Overall, we decided to start structuring our work around eight-hour blocks. On Monday we do one part, on Tuesday we do another, and so on. Leveling the workload like this gives you a smaller part of process to manage at any given time – the most meaningful result in our performance was that the time it takes us to fully overhaul a wheel set has gone down from 7.1 weeks to 3.5 weeks.
Today we have a more stable process in place and we can manage demand more easily, which helps us to provide a better and more reliable service to our customers.
CHANGING A CULTURE, AND STILL STRUGGLING AT TIMES
Our lean journey has been a tremendous learning process. For example, we realized that in the past we have focused too much on the execution of what we had learned, rather than on the preparation needed to ensure it would work. While we have worked hard on process improvement, we still need to focus more on capability development, a necessary step to move forward. Now we get it, and we feel we have a more complete approach to our lean transformation: we have developed a common language, and vision of what our future should look like – and this is what sets the course for our lean work going forward.

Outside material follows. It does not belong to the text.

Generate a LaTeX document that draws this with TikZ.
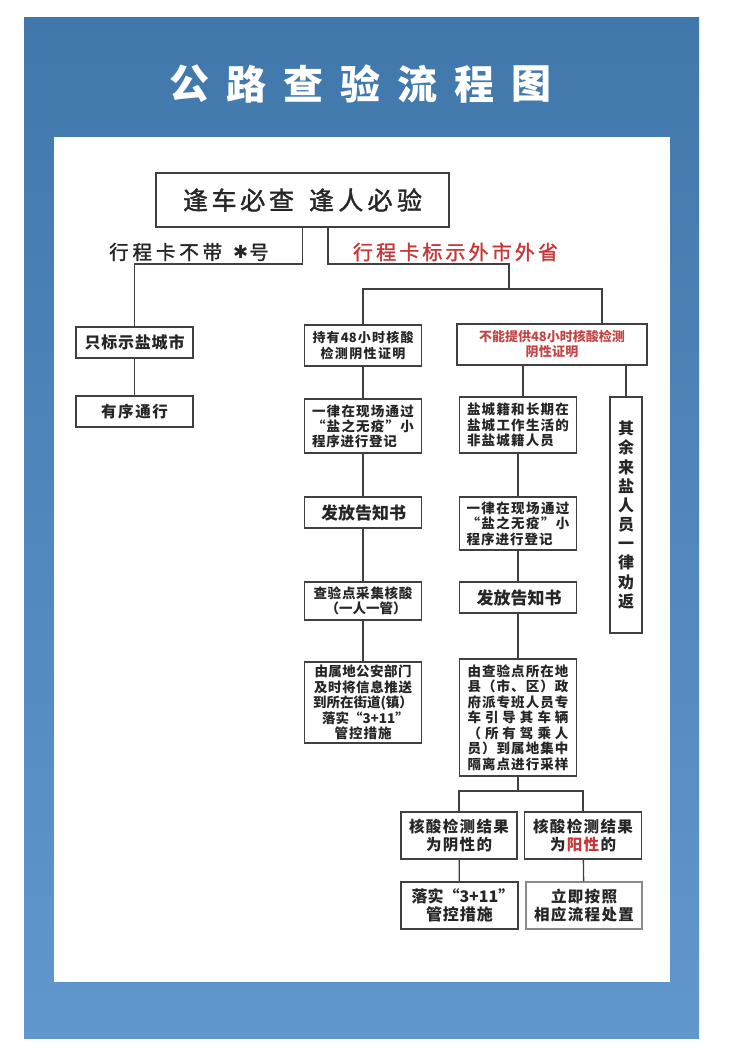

All key people within Stork’s Railway Services have attended the Lean Practitioner Course, after which they have started to work on projects in different parts of the business.
While on the actual job we are encouraging people to take on one step of the process (depending on their specialty), we are also helping them to get a better understanding of the big picture and of how their part of the process fits into the overall work that needs to be done. We are also working hard to strike a balance between pushing lean improvements and asking people to take the initiative. This sounds good, but is a difficult thing to do.
The most critical lesson for us is that lean cannot be delegated, and that it is necessary to always work as a team towards a common goal: continuous learning.